Especially when management is under pressure to meet performance expectations under difficult conditions, audit committees should be cautious about curtailing audit fees or services, Kinney says. “If you skimp on the audit, you don’t know as much, and that may be your one chance to find out what management is doing.”

It’s hard to draw a dotted line between audit quality and audit fees, says Kinney. The S&P 500 already have a low level of reported material weaknesses, and audit experts and regulators have puzzled aloud about whether that means internal controls are largely effective, or weaknesses simply are going undetected or unreported.

SEC Accounting Fellow Doug Besch, in a speech late last year, noted that it was ironic that, just as companies were experiencing one of the most challenging financial reporting environments of recent years, the number of companies reporting material weaknesses continued to decline. While the decline could be due to better controls, the trend “could also be due to material weaknesses not being identified or reported,” he said.

MATERIAL WEAKNESS TRENDS

The following chart from the Securities and Exchange Commission illustrates trends the Commission has noted in material weaknesses:

Source: Securities and Exchange Commission.

As an example, at times, when Crowe has received proposal requests from companies looking for a new audit firm, some “felt their external auditors were being unreasonable when it came to classification of deficiencies, significant deficiencies, and material weaknesses,” says Murphy. “[T]hey were getting a sense of what our tolerance was and whether there was any latitude in evaluating deficiencies reported in the past.”

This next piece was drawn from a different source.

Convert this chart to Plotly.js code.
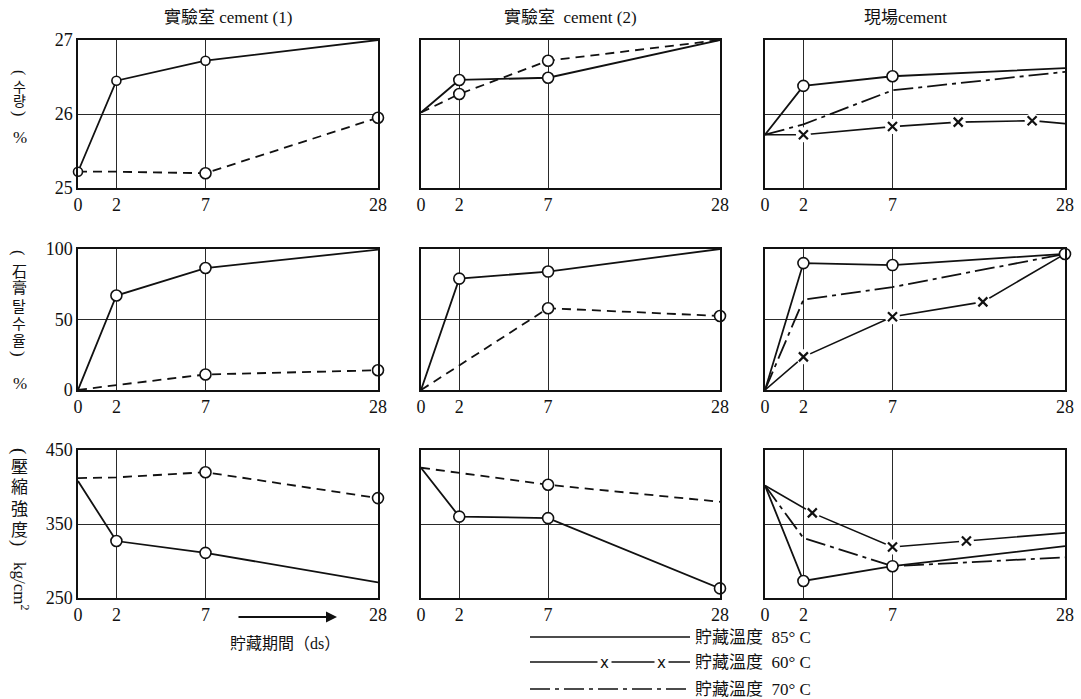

DeLoach says that, while some are curious about whether a decline in fees paid for the audit will lead to a decline in audit quality, he believes the 2009 phenomenon can be attributed largely to economic conditions. “Companies in general were very aggressive in looking at all their service providers and asking: ‘what can you do for me?’” he says.

Murphy and DeLoach both believe things have leveled off in 2010, with audit fees seeing no significant increases or decreases. “I expect it to stay flat for the next few years,” says Murphy. “Some companies that are struggling may still ask for concessions, but it won’t be across the board.”

Audrey Gramling, an accounting professor at Kennesaw State University, says now is the time for audit committees to pay less attention to fees and more attention to quality. “Audit committees really need to step up and do their job and demand higher-quality audits, not cheaper audits,” she says.